* **TASK OBJECTIVE**
With the pictures left out, copy the listing below exactly.

* **INFORMATION SHOWN**
* * * * * * * * *
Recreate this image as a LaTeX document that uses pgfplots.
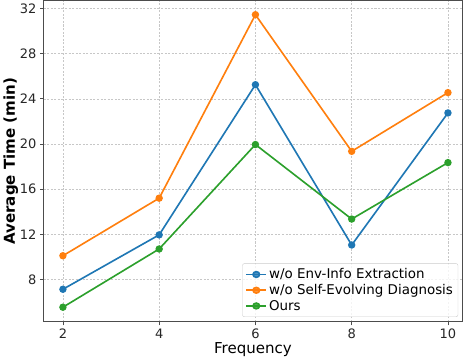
\documentclass[border=0pt]{standalone}
\usepackage{pgfplots}
\pgfplotsset{compat=1.18}
\usepackage{fontspec}
\setmainfont{DejaVu Sans}
\definecolor{tblue}{HTML}{1F77B4}
\definecolor{torange}{HTML}{FF7F0E}
\definecolor{tgreen}{HTML}{2CA02C}
\begin{document}
\begin{tikzpicture}
\begin{axis}[
  scale only axis,
  width=412pt, height=316pt,
  xmin=1.6, xmax=10.3,
  ymin=4.25, ymax=32.7,
  xtick={2,4,6,8,10},
  ytick={8,12,16,20,24,28,32},
  tick align=outside,
  tick pos=left,
  major tick length=3.5pt,
  every tick/.style={black!70, line width=0.8pt},
  axis line style={black!70, line width=1.2pt},
  grid=major,
  grid style={dash pattern=on 2pt off 1.5pt, black!22, line width=0.5pt},
  /pgf/number format/assume math mode=true,
  ticklabel style={font=\fontsize{12.8}{14}\selectfont, text=black!85},
  xlabel={Frequency},
  ylabel={\bfseries Average Time (min)},
  label style={font=\fontsize{14.8}{16}\selectfont},
  xlabel style={yshift=3pt},
  ylabel style={yshift=-5pt},
  legend style={at={(0.99,0.015)}, anchor=south east, font=\fontsize{13.2}{15}\selectfont,
    draw=black!20, rounded corners=2pt, fill=white, fill opacity=0.8, text opacity=1,
    row sep=0pt, inner sep=3pt},
  legend cell align=left,
  legend image post style={xscale=1.15},
  every axis plot/.append style={line width=1.6pt, mark=*, mark size=2.8pt},
]
\addplot[color=tblue, mark options={fill=tblue}] coordinates {(2,7.13) (4,11.95) (6,25.25) (8,11.05) (10,22.75)};
\addlegendentry{w/o Env-Info Extraction}
\addplot[color=torange, mark options={fill=torange}] coordinates {(2,10.1) (4,15.2) (6,31.45) (8,19.35) (10,24.55)};
\addlegendentry{w/o Self-Evolving Diagnosis}
\addplot[color=tgreen, mark options={fill=tgreen}] coordinates {(2,5.54) (4,10.7) (6,19.95) (8,13.35) (10,18.35)};
\addlegendentry{Ours}
\end{axis}
\end{tikzpicture}
\end{document}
* * * * * * * * *
* **REPLY**
Recreate this image as a LaTeX document that uses pgfplots.
\documentclass[border=0pt]{standalone}
\usepackage{pgfplots}
\pgfplotsset{compat=1.18}
\usepackage{fontspec}
\setmainfont{DejaVu Sans}
\definecolor{tblue}{HTML}{1F77B4}
\definecolor{torange}{HTML}{FF7F0E}
\definecolor{tgreen}{HTML}{2CA02C}
\begin{document}
\begin{tikzpicture}
\begin{axis}[
  scale only axis,
  width=412pt, height=316pt,
  xmin=1.6, xmax=10.3,
  ymin=4.25, ymax=32.7,
  xtick={2,4,6,8,10},
  ytick={8,12,16,20,24,28,32},
  tick align=outside,
  tick pos=left,
  major tick length=3.5pt,
  every tick/.style={black!70, line width=0.8pt},
  axis line style={black!70, line width=1.2pt},
  grid=major,
  grid style={dash pattern=on 2pt off 1.5pt, black!22, line width=0.5pt},
  /pgf/number format/assume math mode=true,
  ticklabel style={font=\fontsize{12.8}{14}\selectfont, text=black!85},
  xlabel={Frequency},
  ylabel={\bfseries Average Time (min)},
  label style={font=\fontsize{14.8}{16}\selectfont},
  xlabel style={yshift=3pt},
  ylabel style={yshift=-5pt},
  legend style={at={(0.99,0.015)}, anchor=south east, font=\fontsize{13.2}{15}\selectfont,
    draw=black!20, rounded corners=2pt, fill=white, fill opacity=0.8, text opacity=1,
    row sep=0pt, inner sep=3pt},
  legend cell align=left,
  legend image post style={xscale=1.15},
  every axis plot/.append style={line width=1.6pt, mark=*, mark size=2.8pt},
]
\addplot[color=tblue, mark options={fill=tblue}] coordinates {(2,7.13) (4,11.95) (6,25.25) (8,11.05) (10,22.75)};
\addlegendentry{w/o Env-Info Extraction}
\addplot[color=torange, mark options={fill=torange}] coordinates {(2,10.1) (4,15.2) (6,31.45) (8,19.35) (10,24.55)};
\addlegendentry{w/o Self-Evolving Diagnosis}
\addplot[color=tgreen, mark options={fill=tgreen}] coordinates {(2,5.54) (4,10.7) (6,19.95) (8,13.35) (10,18.35)};
\addlegendentry{Ours}
\end{axis}
\end{tikzpicture}
\end{document}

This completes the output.